**Problem**
Leave out the pictures and set down exactly the lines from the start of the listing through the one with "YAxis, ReferenceDot, ReferenceLine", both included.

**Listing**
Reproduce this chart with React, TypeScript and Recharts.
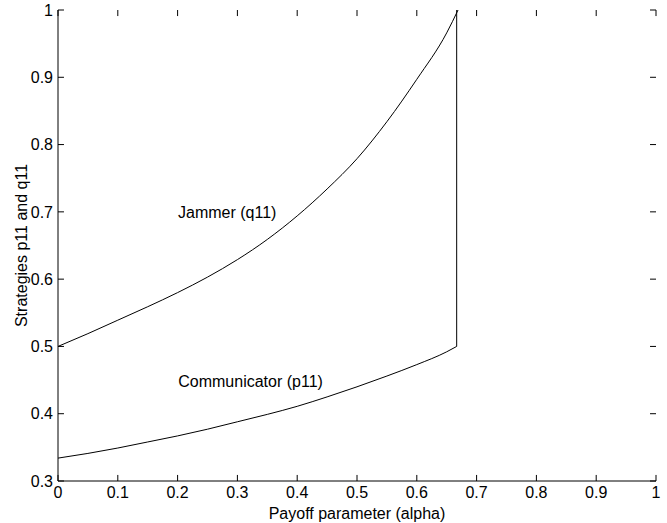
import { LineChart, Line, XAxis, YAxis, ReferenceDot, ReferenceLine } from "recharts";

// alpha values and strategies
const jammer = [
  { a: 0, v: 0.5 },
  { a: 0.05, v: 0.519 },
  { a: 0.1, v: 0.539 },
  { a: 0.15, v: 0.559 },
  { a: 0.2, v: 0.58 },
  { a: 0.25, v: 0.603 },
  { a: 0.3, v: 0.629 },
  { a: 0.35, v: 0.659 },
  { a: 0.4, v: 0.694 },
  { a: 0.45, v: 0.734 },
  { a: 0.5, v: 0.779 },
  { a: 0.55, v: 0.834 },
  { a: 0.6, v: 0.897 },
  { a: 0.65, v: 0.966 },
  { a: 0.669, v: 1 },
];

const communicator = [
  { a: 0, v: 0.334 },
  { a: 0.05, v: 0.341 },
  { a: 0.1, v: 0.349 },
  { a: 0.15, v: 0.358 },
  { a: 0.2, v: 0.367 },
  { a: 0.25, v: 0.377 },
  { a: 0.3, v: 0.388 },
  { a: 0.35, v: 0.399 },
  { a: 0.4, v: 0.411 },
  { a: 0.45, v: 0.425 },
  { a: 0.5, v: 0.44 },
  { a: 0.55, v: 0.456 },
  { a: 0.6, v: 0.473 },
  { a: 0.65, v: 0.492 },
  { a: 0.6667, v: 0.5 },
];

// communicator jumps to 1 at alpha = 2/3
const jump = [
  { a: 0.6667, v: 0.5 },
  { a: 0.6667, v: 1 },
];

const xTicks = [0, 0.1, 0.2, 0.3, 0.4, 0.5, 0.6, 0.7, 0.8, 0.9, 1];
const yTicks = [0.3, 0.4, 0.5, 0.6, 0.7, 0.8, 0.9, 1];

const notes = [
  { text: "Jammer (q11)", a: 0.283, v: 0.7 },
  { text: "Communicator (p11)", a: 0.322, v: 0.449 },
];

const font = "'Liberation Sans', Arial, Helvetica, sans-serif";
const fs = 16;
const tickText = { fontSize: fs, fontFamily: font, fill: "#000" };

// inward tick length, in data units (about 6px)
const tx = 0.01;
const ty = 0.009;

export default function App() {
  return (
    <div style={{ position: "absolute", left: 0, top: 0, background: "#fff" }}>
      <LineChart width={667} height={523} margin={{ top: 10, right: 11, bottom: 0, left: 0 }}>
        <XAxis
          dataKey="a"
          type="number"
          domain={[0, 1]}
          ticks={xTicks}
          height={42}
          tickSize={0}
          tickMargin={6}
          tickLine={false}
          tick={tickText}
          axisLine={{ stroke: "#000" }}
          label={{
            value: "Payoff parameter (alpha)",
            position: "insideBottom",
            offset: 4,
            style: tickText,
          }}
        />
        <XAxis
          xAxisId="top"
          orientation="top"
          dataKey="a"
          type="number"
          domain={[0, 1]}
          height={0}
          tickLine={false}
          tick={false}
          axisLine={{ stroke: "#555" }}
        />
        <YAxis
          type="number"
          domain={[0.3, 1]}
          ticks={yTicks}
          width={58}
          tickSize={0}
          tickMargin={5}
          tickLine={false}
          tick={tickText}
          axisLine={{ stroke: "#000" }}
          allowDataOverflow
          label={{
            value: "Strategies p11 and q11",
            angle: -90,
            position: "insideLeft",
            offset: 21,
            style: { ...tickText, textAnchor: "middle" },
          }}
        />
        <YAxis
          yAxisId="right"
          orientation="right"
          type="number"
          domain={[0.3, 1]}
          width={0}
          tickLine={false}
          tick={false}
          axisLine={{ stroke: "#000", strokeWidth: 1.5 }}
        />
        {xTicks.map((t) => (
          <ReferenceLine
            key={"b" + t}
            segment={[{ x: t, y: 0.3 }, { x: t, y: 0.3 + ty }]}
            stroke="#000"
            ifOverflow="visible"
          />
        ))}
        {xTicks.map((t) => (
          <ReferenceLine
            key={"t" + t}
            segment={[{ x: t, y: 1 }, { x: t, y: 1 - ty }]}
            stroke="#000"
            ifOverflow="visible"
          />
        ))}
        {yTicks.map((t) => (
          <ReferenceLine
            key={"l" + t}
            segment={[{ x: 0, y: t }, { x: tx, y: t }]}
            stroke="#000"
            ifOverflow="visible"
          />
        ))}
        {yTicks.map((t) => (
          <ReferenceLine
            key={"r" + t}
            segment={[{ x: 1, y: t }, { x: 1 - tx, y: t }]}
            stroke="#000"
            ifOverflow="visible"
          />
        ))}
        <Line
          data={jammer}
          dataKey="v"
          type="monotone"
          stroke="#000"
          strokeWidth={1}
          dot={false}
          isAnimationActive={false}
        />
        <Line
          data={communicator}
          dataKey="v"
          type="monotone"
          stroke="#000"
          strokeWidth={1}
          dot={false}
          isAnimationActive={false}
        />
        <Line
          data={jump}
          dataKey="v"
          type="linear"
          stroke="#000"
          strokeWidth={1}
          dot={false}
          isAnimationActive={false}
        />
        {notes.map((n) => (
          <ReferenceDot
            key={n.text}
            x={n.a}
            y={n.v}
            r={0}
            shape={(s: any) => (
              <text
                x={s.cx}
                y={s.cy}
                dy={6}
                textAnchor="middle"
                fontSize={fs}
                fontFamily={font}
                fill="#000"
              >
                {n.text}
              </text>
            )}
          />
        ))}
      </LineChart>
    </div>
  );
}
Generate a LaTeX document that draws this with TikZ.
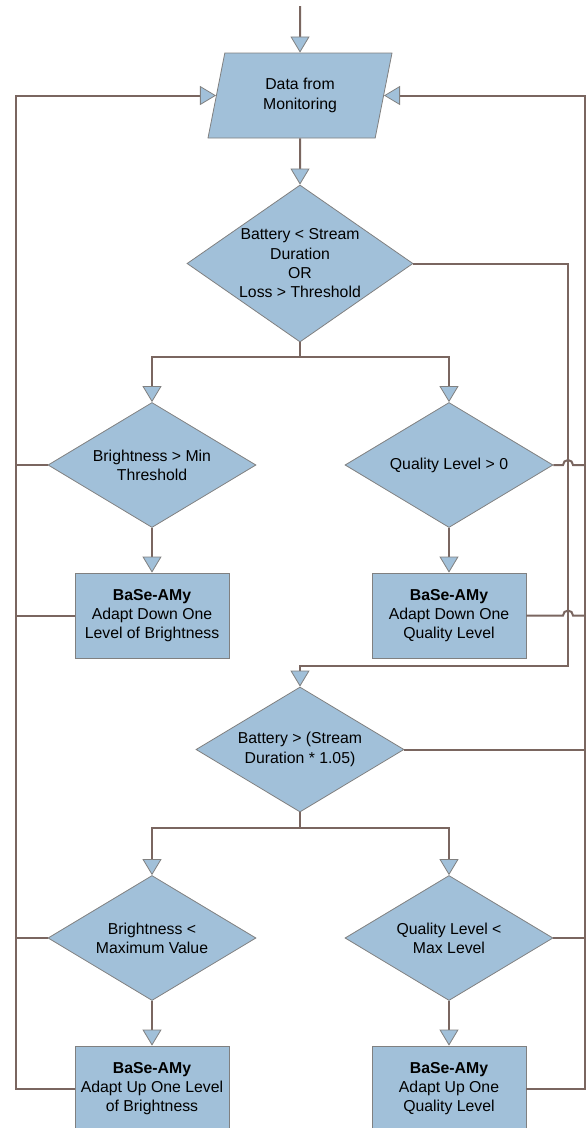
\documentclass[tikz,border=0pt]{standalone}
\usepackage{fontspec}
\setmainfont{Liberation Sans}
\usetikzlibrary{arrows.meta,positioning,calc,shapes.geometric}

\definecolor{shapefill}{RGB}{161,192,217}
\definecolor{shapeline}{RGB}{128,128,128}
\definecolor{flowline}{RGB}{122,102,96}

\begin{document}
\begin{tikzpicture}[x=1pt,y=1pt,
    font=\fontsize{15.8}{19.3}\selectfont,
    base/.style={draw=shapeline,fill=shapefill,line width=0.8pt,align=center,inner sep=0pt},
    io/.style={base,trapezium,trapezium left angle=63.7,trapezium right angle=116.3,
      trapezium stretches body=true,minimum width=184pt,minimum height=85pt},
    test/.style={base,diamond,aspect=1.68,minimum width=208pt,minimum height=125pt},
    action/.style={base,rectangle,minimum width=154pt,minimum height=85pt},
    link/.style={draw=flowline,line width=2pt},
    flow/.style={link,-{Triangle[width=19pt,length=16pt,line width=0.8pt,color=shapeline,fill=shapefill]}}]

      \useasboundingbox (0,0) rectangle (586,-1128);
      \clip (0,0) rectangle (586,-1128);

      \node[io] (data) at (300,-95.5) {Data from\\Monitoring};

      \coordinate[below = 168pt of data.center] (d1c);
      \node[test,aspect=1.44,minimum width=226pt,minimum height=157pt] at (d1c) (d1) {Battery < Stream\\Duration\\OR\\Loss > Threshold};

      \coordinate[below left  = 201.5pt and 148pt of d1.center] (d2lc);
      \coordinate[below right = 201.5pt and 149pt of d1.center] (d2rc);
      \node[test] at (d2lc) (d2l) {Brightness > Min\\Threshold};
      \node[test] at (d2rc) (d2r) {Quality Level > 0};

      \coordinate[below = 150.5pt of d2l.center] (b2lc);
      \coordinate[below = 150.5pt of d2r.center] (b2rc);
      \node[action] at (b2lc) (b2l) {\textbf{BaSe-AMy}\\Adapt Down One\\Level of Brightness};
      \node[action] at (b2rc) (b2r) {\textbf{BaSe-AMy}\\Adapt Down One\\Quality Level};

      \coordinate[below = 486pt of d1.center] (d3c);
      \node[test] at (d3c) (d3) {Battery > (Stream\\Duration * 1.05)};

      \coordinate[below left  = 188.5pt and 148pt of d3.center] (d4lc);
      \coordinate[below right = 188.5pt and 149pt of d3.center] (d4rc);
      \node[test] at (d4lc) (d4l) {Brightness <\\Maximum Value};
      \node[test] at (d4rc) (d4r) {Quality Level <\\Max Level};

      \coordinate[below = 150.5pt of d4l.center] (b4lc);
      \coordinate[below = 150.5pt of d4r.center] (b4rc);
      \node[action] at (b4lc) (b4l) {\textbf{BaSe-AMy}\\Adapt Up One Level\\of Brightness};
      \node[action] at (b4rc) (b4r) {\textbf{BaSe-AMy}\\Adapt Up One\\Quality Level};

      % rails and corners
      \coordinate (start) at (300,-6);
      \coordinate (lrail) at (16,-95.5);
      \coordinate (rrail) at (584.5,-95.5);
      \coordinate (irail) at (568,-666);

      \draw[flow] (start) -- (data);
      \draw[flow] (data) -- (d1);

      \draw[link] (d1.south) -- ++(0,-15) coordinate (split1);
      \draw[flow] (split1) -| (d2l.north);
      \draw[flow] (split1) -| (d2r.north);
      \draw[flow] (d2l) -- (b2l);
      \draw[flow] (d2r) -- (b2r);

      \draw[flow] (d1.east) -| (irail) -| (d3.north);

      \draw[link] (d3.south) -- ++(0,-16) coordinate (split2);
      \draw[flow] (split2) -| (d4l.north);
      \draw[flow] (split2) -| (d4r.north);
      \draw[flow] (d4l) -- (b4l);
      \draw[flow] (d4r) -- (b4r);

      % back to monitoring, left
      \draw[flow] (b4l.west) -| (lrail) -- (data.left side);
      \draw[link] (d2l.west) -- (d2l.west -| lrail);
      \draw[link] (b2l.west) -- (b2l.west -| lrail);
      \draw[link] (d4l.west) -- (d4l.west -| lrail);

      % back to monitoring, right
      \draw[flow] (b4r.east) -| (rrail) -- (data.right side);
      \draw[link] (d3.east) -- (d3.east -| rrail);
      \draw[link] (d4r.east) -- (d4r.east -| rrail);
      \draw[link] (d2r.east) -- ([xshift=-5pt]d2r.east -| irail) arc[start angle=180,end angle=0,radius=5pt] -- (d2r.east -| rrail);
      \draw[link] (b2r.east) -- ([xshift=-5pt]b2r.east -| irail) arc[start angle=180,end angle=0,radius=5pt] -- (b2r.east -| rrail);

\end{tikzpicture}
\end{document}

**Answer to this task**
Reproduce this chart with React, TypeScript and Recharts.
import { LineChart, Line, XAxis, YAxis, ReferenceDot, ReferenceLine } from "recharts";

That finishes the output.